§ **Problem statement**
Set all the material down again unchanged, without the pictures.

§ **Data lines**

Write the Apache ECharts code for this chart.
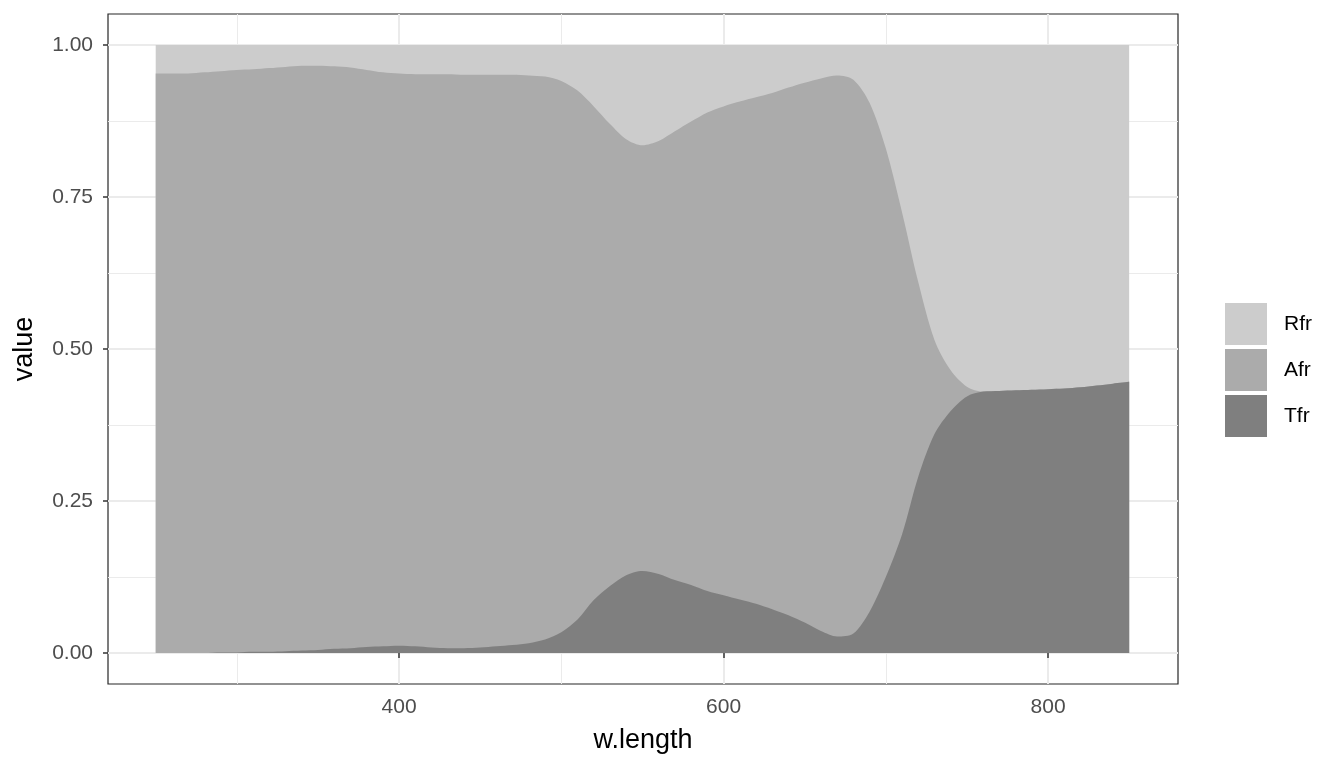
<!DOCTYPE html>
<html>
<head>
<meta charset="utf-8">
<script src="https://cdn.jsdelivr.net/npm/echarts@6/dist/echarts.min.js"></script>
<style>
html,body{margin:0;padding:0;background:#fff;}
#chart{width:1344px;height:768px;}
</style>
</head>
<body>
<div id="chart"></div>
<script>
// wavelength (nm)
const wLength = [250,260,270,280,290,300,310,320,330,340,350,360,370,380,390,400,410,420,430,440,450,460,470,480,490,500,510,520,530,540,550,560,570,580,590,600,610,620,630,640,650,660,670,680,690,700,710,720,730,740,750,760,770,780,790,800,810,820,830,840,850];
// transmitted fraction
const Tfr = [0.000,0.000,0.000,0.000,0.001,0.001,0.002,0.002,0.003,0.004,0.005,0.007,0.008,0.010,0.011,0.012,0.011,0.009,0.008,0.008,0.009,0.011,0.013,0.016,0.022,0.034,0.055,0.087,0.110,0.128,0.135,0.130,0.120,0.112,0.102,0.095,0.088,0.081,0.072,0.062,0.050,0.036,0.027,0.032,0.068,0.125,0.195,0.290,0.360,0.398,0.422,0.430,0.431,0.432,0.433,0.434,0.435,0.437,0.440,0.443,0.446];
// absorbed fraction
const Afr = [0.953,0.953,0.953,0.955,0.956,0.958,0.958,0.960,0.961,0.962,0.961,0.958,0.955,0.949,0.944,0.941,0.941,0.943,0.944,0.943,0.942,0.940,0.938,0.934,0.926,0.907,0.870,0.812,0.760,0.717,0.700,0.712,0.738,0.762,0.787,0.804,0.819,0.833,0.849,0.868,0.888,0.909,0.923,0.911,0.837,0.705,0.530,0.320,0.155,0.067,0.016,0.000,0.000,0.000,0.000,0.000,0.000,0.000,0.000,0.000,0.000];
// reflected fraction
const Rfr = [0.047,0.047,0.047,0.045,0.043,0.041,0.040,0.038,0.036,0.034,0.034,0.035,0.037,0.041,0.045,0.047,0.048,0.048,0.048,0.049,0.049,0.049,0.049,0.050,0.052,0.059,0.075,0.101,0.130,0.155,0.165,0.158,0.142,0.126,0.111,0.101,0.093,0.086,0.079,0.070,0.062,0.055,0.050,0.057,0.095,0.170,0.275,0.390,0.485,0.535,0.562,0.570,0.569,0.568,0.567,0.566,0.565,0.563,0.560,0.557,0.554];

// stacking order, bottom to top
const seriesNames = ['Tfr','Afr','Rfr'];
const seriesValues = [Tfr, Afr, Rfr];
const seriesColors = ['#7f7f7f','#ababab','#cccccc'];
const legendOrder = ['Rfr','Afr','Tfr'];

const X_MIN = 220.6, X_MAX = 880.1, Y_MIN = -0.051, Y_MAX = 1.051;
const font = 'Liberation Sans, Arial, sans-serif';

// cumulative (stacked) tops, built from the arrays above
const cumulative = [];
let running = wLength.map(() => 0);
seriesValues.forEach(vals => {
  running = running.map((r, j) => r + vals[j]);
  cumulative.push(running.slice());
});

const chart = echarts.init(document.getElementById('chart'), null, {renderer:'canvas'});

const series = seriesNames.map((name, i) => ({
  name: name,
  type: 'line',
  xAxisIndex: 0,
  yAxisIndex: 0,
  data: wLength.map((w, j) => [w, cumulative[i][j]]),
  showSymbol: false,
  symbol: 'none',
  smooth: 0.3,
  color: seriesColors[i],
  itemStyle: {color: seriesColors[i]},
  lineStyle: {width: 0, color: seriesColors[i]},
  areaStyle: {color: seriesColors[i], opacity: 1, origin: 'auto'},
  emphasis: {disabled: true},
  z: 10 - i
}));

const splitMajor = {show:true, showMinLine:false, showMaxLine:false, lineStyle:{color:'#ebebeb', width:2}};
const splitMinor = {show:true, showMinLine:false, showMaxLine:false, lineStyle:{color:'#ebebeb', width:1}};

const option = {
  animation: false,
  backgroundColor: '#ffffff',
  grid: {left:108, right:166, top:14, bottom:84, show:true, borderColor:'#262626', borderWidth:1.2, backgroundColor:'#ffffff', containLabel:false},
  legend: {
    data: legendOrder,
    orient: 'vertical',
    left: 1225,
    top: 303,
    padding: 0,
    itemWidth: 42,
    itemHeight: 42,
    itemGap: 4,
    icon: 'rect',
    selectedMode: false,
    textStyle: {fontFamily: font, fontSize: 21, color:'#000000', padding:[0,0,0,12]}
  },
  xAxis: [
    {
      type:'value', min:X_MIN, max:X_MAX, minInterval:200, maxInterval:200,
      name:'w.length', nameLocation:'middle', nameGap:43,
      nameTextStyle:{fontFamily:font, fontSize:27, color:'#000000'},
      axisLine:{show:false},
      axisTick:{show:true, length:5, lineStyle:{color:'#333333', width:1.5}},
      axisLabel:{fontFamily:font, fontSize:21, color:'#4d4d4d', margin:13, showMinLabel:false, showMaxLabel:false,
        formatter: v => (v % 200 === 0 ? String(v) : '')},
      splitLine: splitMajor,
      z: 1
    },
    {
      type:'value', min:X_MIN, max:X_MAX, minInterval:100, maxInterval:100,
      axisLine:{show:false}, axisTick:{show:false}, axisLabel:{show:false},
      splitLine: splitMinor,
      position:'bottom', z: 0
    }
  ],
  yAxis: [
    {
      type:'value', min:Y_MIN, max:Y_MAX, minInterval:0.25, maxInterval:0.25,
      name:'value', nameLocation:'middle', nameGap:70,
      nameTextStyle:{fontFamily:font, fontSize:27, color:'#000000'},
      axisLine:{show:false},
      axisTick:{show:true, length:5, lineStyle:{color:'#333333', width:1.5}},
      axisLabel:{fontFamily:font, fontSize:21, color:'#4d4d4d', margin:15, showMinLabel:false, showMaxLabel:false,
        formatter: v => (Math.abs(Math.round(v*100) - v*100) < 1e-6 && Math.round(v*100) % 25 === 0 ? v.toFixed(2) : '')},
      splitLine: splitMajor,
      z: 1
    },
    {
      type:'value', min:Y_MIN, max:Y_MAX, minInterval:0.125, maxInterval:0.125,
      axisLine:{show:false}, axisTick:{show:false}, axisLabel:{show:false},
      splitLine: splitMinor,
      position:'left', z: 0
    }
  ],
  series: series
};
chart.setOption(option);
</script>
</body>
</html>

§ **Full answer**
Write the Apache ECharts code for this chart.
<!DOCTYPE html>
<html>
<head>
<meta charset="utf-8">
<script src="https://cdn.jsdelivr.net/npm/echarts@6/dist/echarts.min.js"></script>
<style>
html,body{margin:0;padding:0;background:#fff;}
#chart{width:1344px;height:768px;}
</style>
</head>
<body>
<div id="chart"></div>
<script>
// wavelength (nm)
const wLength = [250,260,270,280,290,300,310,320,330,340,350,360,370,380,390,400,410,420,430,440,450,460,470,480,490,500,510,520,530,540,550,560,570,580,590,600,610,620,630,640,650,660,670,680,690,700,710,720,730,740,750,760,770,780,790,800,810,820,830,840,850];
// transmitted fraction
const Tfr = [0.000,0.000,0.000,0.000,0.001,0.001,0.002,0.002,0.003,0.004,0.005,0.007,0.008,0.010,0.011,0.012,0.011,0.009,0.008,0.008,0.009,0.011,0.013,0.016,0.022,0.034,0.055,0.087,0.110,0.128,0.135,0.130,0.120,0.112,0.102,0.095,0.088,0.081,0.072,0.062,0.050,0.036,0.027,0.032,0.068,0.125,0.195,0.290,0.360,0.398,0.422,0.430,0.431,0.432,0.433,0.434,0.435,0.437,0.440,0.443,0.446];
// absorbed fraction
const Afr = [0.953,0.953,0.953,0.955,0.956,0.958,0.958,0.960,0.961,0.962,0.961,0.958,0.955,0.949,0.944,0.941,0.941,0.943,0.944,0.943,0.942,0.940,0.938,0.934,0.926,0.907,0.870,0.812,0.760,0.717,0.700,0.712,0.738,0.762,0.787,0.804,0.819,0.833,0.849,0.868,0.888,0.909,0.923,0.911,0.837,0.705,0.530,0.320,0.155,0.067,0.016,0.000,0.000,0.000,0.000,0.000,0.000,0.000,0.000,0.000,0.000];
// reflected fraction
const Rfr = [0.047,0.047,0.047,0.045,0.043,0.041,0.040,0.038,0.036,0.034,0.034,0.035,0.037,0.041,0.045,0.047,0.048,0.048,0.048,0.049,0.049,0.049,0.049,0.050,0.052,0.059,0.075,0.101,0.130,0.155,0.165,0.158,0.142,0.126,0.111,0.101,0.093,0.086,0.079,0.070,0.062,0.055,0.050,0.057,0.095,0.170,0.275,0.390,0.485,0.535,0.562,0.570,0.569,0.568,0.567,0.566,0.565,0.563,0.560,0.557,0.554];

// stacking order, bottom to top
const seriesNames = ['Tfr','Afr','Rfr'];
const seriesValues = [Tfr, Afr, Rfr];
const seriesColors = ['#7f7f7f','#ababab','#cccccc'];
const legendOrder = ['Rfr','Afr','Tfr'];

const X_MIN = 220.6, X_MAX = 880.1, Y_MIN = -0.051, Y_MAX = 1.051;
const font = 'Liberation Sans, Arial, sans-serif';

// cumulative (stacked) tops, built from the arrays above
const cumulative = [];
let running = wLength.map(() => 0);
seriesValues.forEach(vals => {
  running = running.map((r, j) => r + vals[j]);
  cumulative.push(running.slice());
});

const chart = echarts.init(document.getElementById('chart'), null, {renderer:'canvas'});

const series = seriesNames.map((name, i) => ({
  name: name,
  type: 'line',
  xAxisIndex: 0,
  yAxisIndex: 0,
  data: wLength.map((w, j) => [w, cumulative[i][j]]),
  showSymbol: false,
  symbol: 'none',
  smooth: 0.3,
  color: seriesColors[i],
  itemStyle: {color: seriesColors[i]},
  lineStyle: {width: 0, color: seriesColors[i]},
  areaStyle: {color: seriesColors[i], opacity: 1, origin: 'auto'},
  emphasis: {disabled: true},
  z: 10 - i
}));

const splitMajor = {show:true, showMinLine:false, showMaxLine:false, lineStyle:{color:'#ebebeb', width:2}};
const splitMinor = {show:true, showMinLine:false, showMaxLine:false, lineStyle:{color:'#ebebeb', width:1}};

const option = {
  animation: false,
  backgroundColor: '#ffffff',
  grid: {left:108, right:166, top:14, bottom:84, show:true, borderColor:'#262626', borderWidth:1.2, backgroundColor:'#ffffff', containLabel:false},
  legend: {
    data: legendOrder,
    orient: 'vertical',
    left: 1225,
    top: 303,
    padding: 0,
    itemWidth: 42,
    itemHeight: 42,
    itemGap: 4,
    icon: 'rect',
    selectedMode: false,
    textStyle: {fontFamily: font, fontSize: 21, color:'#000000', padding:[0,0,0,12]}
  },
  xAxis: [
    {
      type:'value', min:X_MIN, max:X_MAX, minInterval:200, maxInterval:200,
      name:'w.length', nameLocation:'middle', nameGap:43,
      nameTextStyle:{fontFamily:font, fontSize:27, color:'#000000'},
      axisLine:{show:false},
      axisTick:{show:true, length:5, lineStyle:{color:'#333333', width:1.5}},
      axisLabel:{fontFamily:font, fontSize:21, color:'#4d4d4d', margin:13, showMinLabel:false, showMaxLabel:false,
        formatter: v => (v % 200 === 0 ? String(v) : '')},
      splitLine: splitMajor,
      z: 1
    },
    {
      type:'value', min:X_MIN, max:X_MAX, minInterval:100, maxInterval:100,
      axisLine:{show:false}, axisTick:{show:false}, axisLabel:{show:false},
      splitLine: splitMinor,
      position:'bottom', z: 0
    }
  ],
  yAxis: [
    {
      type:'value', min:Y_MIN, max:Y_MAX, minInterval:0.25, maxInterval:0.25,
      name:'value', nameLocation:'middle', nameGap:70,
      nameTextStyle:{fontFamily:font, fontSize:27, color:'#000000'},
      axisLine:{show:false},
      axisTick:{show:true, length:5, lineStyle:{color:'#333333', width:1.5}},
      axisLabel:{fontFamily:font, fontSize:21, color:'#4d4d4d', margin:15, showMinLabel:false, showMaxLabel:false,
        formatter: v => (Math.abs(Math.round(v*100) - v*100) < 1e-6 && Math.round(v*100) % 25 === 0 ? v.toFixed(2) : '')},
      splitLine: splitMajor,
      z: 1
    },
    {
      type:'value', min:Y_MIN, max:Y_MAX, minInterval:0.125, maxInterval:0.125,
      axisLine:{show:false}, axisTick:{show:false}, axisLabel:{show:false},
      splitLine: splitMinor,
      position:'left', z: 0
    }
  ],
  series: series
};
chart.setOption(option);
</script>
</body>
</html>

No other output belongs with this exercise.